Our method does not have the issues of the EM based method [12] since we utilize two branches to get extra supervision for next round optimization. Our process can be fairly effective by enjoying possible pixel-level information. Our method behaves on par with the transferable learning method [39], which uses 60k images with pixel-level annotation to learn the transferable knowledge. We show our result on Pascal VOC 2012 validation set in Fig. 7. The figure shows that our network can well capture the shape of objects. By using CRF [22] in the testing phase, more details along boundaries are revealed.
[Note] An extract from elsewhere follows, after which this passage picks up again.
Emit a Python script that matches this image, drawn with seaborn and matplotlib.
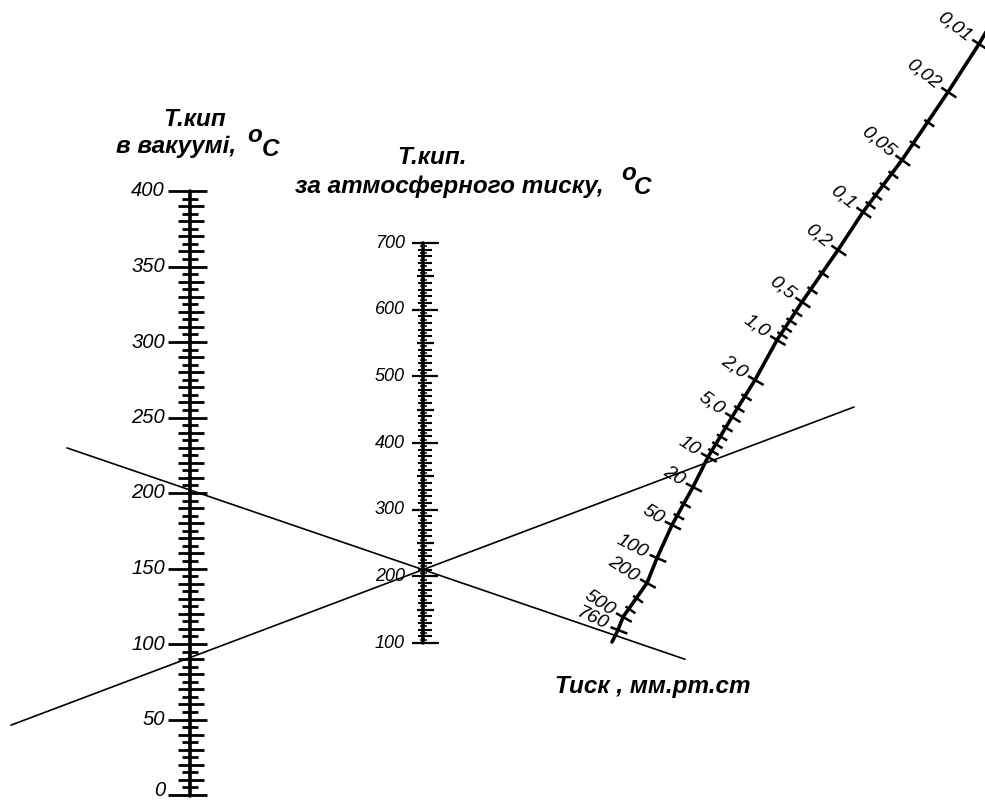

6 Conclusion and Future Work

We have proposed a weakly supervised method for semantic segmentation under image-level supervision. Our method includes the semantic segmentation and object localization branches in a unified framework, in which the two branches profit each other. With our designed object proposal aggregation and proposal selection modules, the positive feedback from the two branches can be augmented. Such augmented positive feedback greatly improve the image level weakly supervised semantic segmentation task. As a byproduct, object localization performance gets also improved. In future work, we will exploit the framework for other weakly supervised learning tasks, e.g. simultaneous segmentation and detection [18], and extend our method to the semi-supervised setting. Further, since our annotation is economical, scaling our segmentation method up to include thousands of object categories is also a target to pursue. Finally, we plan to extend our framework to handle more challenging context segmentation (scene parsing) tasks which include both objects and stuff.